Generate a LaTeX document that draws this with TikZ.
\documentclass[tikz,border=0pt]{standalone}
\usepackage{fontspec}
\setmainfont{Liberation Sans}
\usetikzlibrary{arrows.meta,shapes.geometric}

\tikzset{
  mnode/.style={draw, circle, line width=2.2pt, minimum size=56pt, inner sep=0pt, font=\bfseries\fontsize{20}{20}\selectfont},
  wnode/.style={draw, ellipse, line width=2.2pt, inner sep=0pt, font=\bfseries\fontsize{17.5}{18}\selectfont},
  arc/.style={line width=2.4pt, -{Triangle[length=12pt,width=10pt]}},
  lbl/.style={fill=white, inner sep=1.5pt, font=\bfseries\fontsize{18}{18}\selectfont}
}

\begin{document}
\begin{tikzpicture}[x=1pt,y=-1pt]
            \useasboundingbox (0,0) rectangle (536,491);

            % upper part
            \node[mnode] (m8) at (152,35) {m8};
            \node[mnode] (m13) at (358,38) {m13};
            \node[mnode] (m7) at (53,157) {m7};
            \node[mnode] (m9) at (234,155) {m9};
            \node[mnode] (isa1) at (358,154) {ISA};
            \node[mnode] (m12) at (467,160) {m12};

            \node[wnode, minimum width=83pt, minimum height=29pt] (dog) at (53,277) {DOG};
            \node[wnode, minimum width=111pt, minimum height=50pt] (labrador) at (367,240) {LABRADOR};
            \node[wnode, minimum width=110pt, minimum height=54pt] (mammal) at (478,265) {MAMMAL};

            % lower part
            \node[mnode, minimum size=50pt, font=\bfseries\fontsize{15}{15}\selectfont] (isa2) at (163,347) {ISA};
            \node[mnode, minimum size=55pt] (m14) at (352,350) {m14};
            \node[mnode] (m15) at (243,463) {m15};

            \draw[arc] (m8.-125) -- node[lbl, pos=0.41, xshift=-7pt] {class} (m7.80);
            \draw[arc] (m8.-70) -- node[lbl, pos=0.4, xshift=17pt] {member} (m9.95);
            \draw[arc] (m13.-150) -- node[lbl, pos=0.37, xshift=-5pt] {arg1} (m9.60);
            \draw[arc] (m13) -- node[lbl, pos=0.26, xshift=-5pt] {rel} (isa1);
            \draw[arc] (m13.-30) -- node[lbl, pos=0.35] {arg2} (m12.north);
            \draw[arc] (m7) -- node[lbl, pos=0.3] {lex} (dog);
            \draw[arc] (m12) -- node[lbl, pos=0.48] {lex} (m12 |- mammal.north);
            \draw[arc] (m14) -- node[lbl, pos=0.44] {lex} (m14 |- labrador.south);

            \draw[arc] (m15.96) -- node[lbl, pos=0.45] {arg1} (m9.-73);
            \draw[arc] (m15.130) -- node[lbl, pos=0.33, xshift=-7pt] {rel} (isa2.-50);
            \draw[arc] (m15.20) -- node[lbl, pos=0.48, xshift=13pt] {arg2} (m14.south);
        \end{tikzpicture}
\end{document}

========

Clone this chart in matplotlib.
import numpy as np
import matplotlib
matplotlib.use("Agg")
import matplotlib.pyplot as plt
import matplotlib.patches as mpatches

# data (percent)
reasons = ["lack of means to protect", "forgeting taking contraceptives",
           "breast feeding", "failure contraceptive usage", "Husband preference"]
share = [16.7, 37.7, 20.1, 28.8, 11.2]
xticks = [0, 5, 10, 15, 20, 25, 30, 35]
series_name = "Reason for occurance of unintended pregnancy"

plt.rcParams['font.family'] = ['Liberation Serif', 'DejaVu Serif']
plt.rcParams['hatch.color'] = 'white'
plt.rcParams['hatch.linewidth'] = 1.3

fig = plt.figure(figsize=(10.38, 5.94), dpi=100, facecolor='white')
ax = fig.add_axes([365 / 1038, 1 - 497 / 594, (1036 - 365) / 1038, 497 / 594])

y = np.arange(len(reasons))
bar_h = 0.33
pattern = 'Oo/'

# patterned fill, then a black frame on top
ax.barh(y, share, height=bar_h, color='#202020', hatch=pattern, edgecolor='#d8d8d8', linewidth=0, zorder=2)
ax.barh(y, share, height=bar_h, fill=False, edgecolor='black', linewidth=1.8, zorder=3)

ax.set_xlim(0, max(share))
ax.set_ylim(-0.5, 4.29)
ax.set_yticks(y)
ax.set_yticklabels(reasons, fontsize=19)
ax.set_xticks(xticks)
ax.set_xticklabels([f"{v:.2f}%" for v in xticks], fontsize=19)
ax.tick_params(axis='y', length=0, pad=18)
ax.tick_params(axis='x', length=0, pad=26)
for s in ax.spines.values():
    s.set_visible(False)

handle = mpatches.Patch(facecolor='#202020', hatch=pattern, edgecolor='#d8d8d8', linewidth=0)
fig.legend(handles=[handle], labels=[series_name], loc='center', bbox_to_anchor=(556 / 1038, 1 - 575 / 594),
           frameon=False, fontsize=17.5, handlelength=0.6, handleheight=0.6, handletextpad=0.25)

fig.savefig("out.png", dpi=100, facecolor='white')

========

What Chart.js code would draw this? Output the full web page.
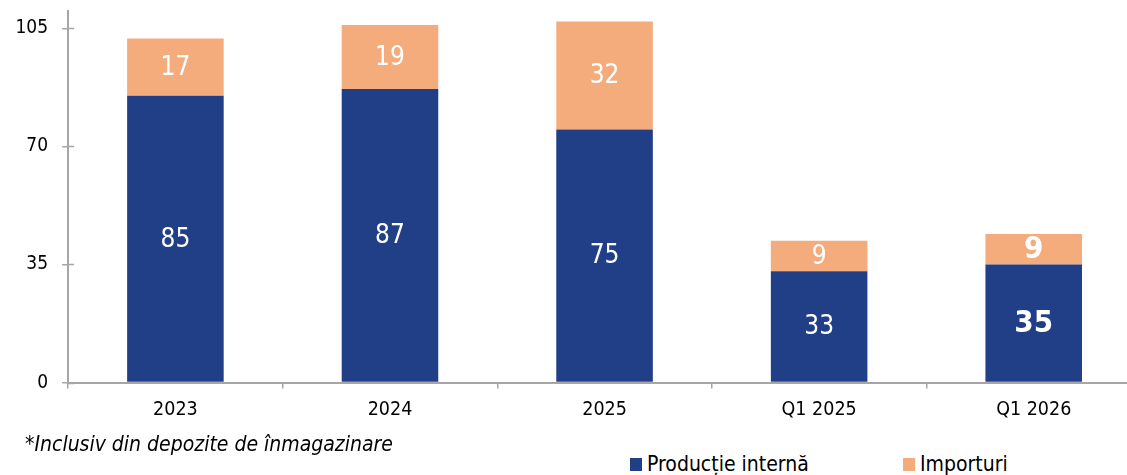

========

Above are the records. Print exactly, and only, the lines from the line with "Generate a LaTeX" to the line with "(m14 |- labrador.south);", both inclusive.

Generate a LaTeX document that draws this with TikZ.
\documentclass[tikz,border=0pt]{standalone}
\usepackage{fontspec}
\setmainfont{Liberation Sans}
\usetikzlibrary{arrows.meta,shapes.geometric}

\tikzset{
  mnode/.style={draw, circle, line width=2.2pt, minimum size=56pt, inner sep=0pt, font=\bfseries\fontsize{20}{20}\selectfont},
  wnode/.style={draw, ellipse, line width=2.2pt, inner sep=0pt, font=\bfseries\fontsize{17.5}{18}\selectfont},
  arc/.style={line width=2.4pt, -{Triangle[length=12pt,width=10pt]}},
  lbl/.style={fill=white, inner sep=1.5pt, font=\bfseries\fontsize{18}{18}\selectfont}
}

\begin{document}
\begin{tikzpicture}[x=1pt,y=-1pt]
            \useasboundingbox (0,0) rectangle (536,491);

            % upper part
            \node[mnode] (m8) at (152,35) {m8};
            \node[mnode] (m13) at (358,38) {m13};
            \node[mnode] (m7) at (53,157) {m7};
            \node[mnode] (m9) at (234,155) {m9};
            \node[mnode] (isa1) at (358,154) {ISA};
            \node[mnode] (m12) at (467,160) {m12};

            \node[wnode, minimum width=83pt, minimum height=29pt] (dog) at (53,277) {DOG};
            \node[wnode, minimum width=111pt, minimum height=50pt] (labrador) at (367,240) {LABRADOR};
            \node[wnode, minimum width=110pt, minimum height=54pt] (mammal) at (478,265) {MAMMAL};

            % lower part
            \node[mnode, minimum size=50pt, font=\bfseries\fontsize{15}{15}\selectfont] (isa2) at (163,347) {ISA};
            \node[mnode, minimum size=55pt] (m14) at (352,350) {m14};
            \node[mnode] (m15) at (243,463) {m15};

            \draw[arc] (m8.-125) -- node[lbl, pos=0.41, xshift=-7pt] {class} (m7.80);
            \draw[arc] (m8.-70) -- node[lbl, pos=0.4, xshift=17pt] {member} (m9.95);
            \draw[arc] (m13.-150) -- node[lbl, pos=0.37, xshift=-5pt] {arg1} (m9.60);
            \draw[arc] (m13) -- node[lbl, pos=0.26, xshift=-5pt] {rel} (isa1);
            \draw[arc] (m13.-30) -- node[lbl, pos=0.35] {arg2} (m12.north);
            \draw[arc] (m7) -- node[lbl, pos=0.3] {lex} (dog);
            \draw[arc] (m12) -- node[lbl, pos=0.48] {lex} (m12 |- mammal.north);
            \draw[arc] (m14) -- node[lbl, pos=0.44] {lex} (m14 |- labrador.south);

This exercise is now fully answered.